When it comes to engine technology, it has been announced that manufacturers are developing engines with variable compression ratios, which will lead to significant advances in efficiency.

Coasting technology is something that is certain to be used on future models. Coasting at speed is already a feature on some production cars fitted with dual-clutch automatic gearboxes. The next version is expected to function when a car is travelling at low speeds.

Manufacturers have already begun to preview their own versions of electric turbocharging. One such model from Audi uses a powerful fan in the engine’s induction system. This fan blows air through the turbo when the engine is decelerating in order to spin the turbo fan up to speed so that full boost is available as soon as the driver gets back on the accelerator. Such a system is especially useful for smaller-capacity downsized engines, which generate little exhaust gas energy, especially at low speed.
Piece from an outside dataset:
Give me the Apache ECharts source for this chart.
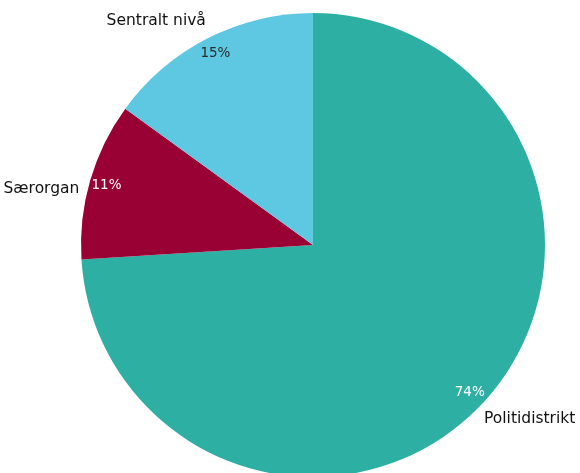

Finally Autocar maintains that wheel wells might yield big reductions in drag. Some manufacturers are already directing air across the face of the front wheels to achieve this. The next natural step is to enclose the wheel housing so airflow doesn’t get trapped as it travels under the car. This would mean fitting an undertray that extends beneath the front wishbones. This flexible ‘skirt’, which could be attached to the wheel arch liners and the lower wishbones, creates a seal that moves with the suspension.

Driving for dummies

In conclusion, cars of the future will also be even easier to drive – and to park. Bothered by the idea of parking in a tight space? Ford’s engineers are currently developing what they call the Fully Assisted Parking Aid. Your car parks itself (and can then extract itself) from tight parking spaces at the push of a button.

One this is certain: the future is going to be a great place to be!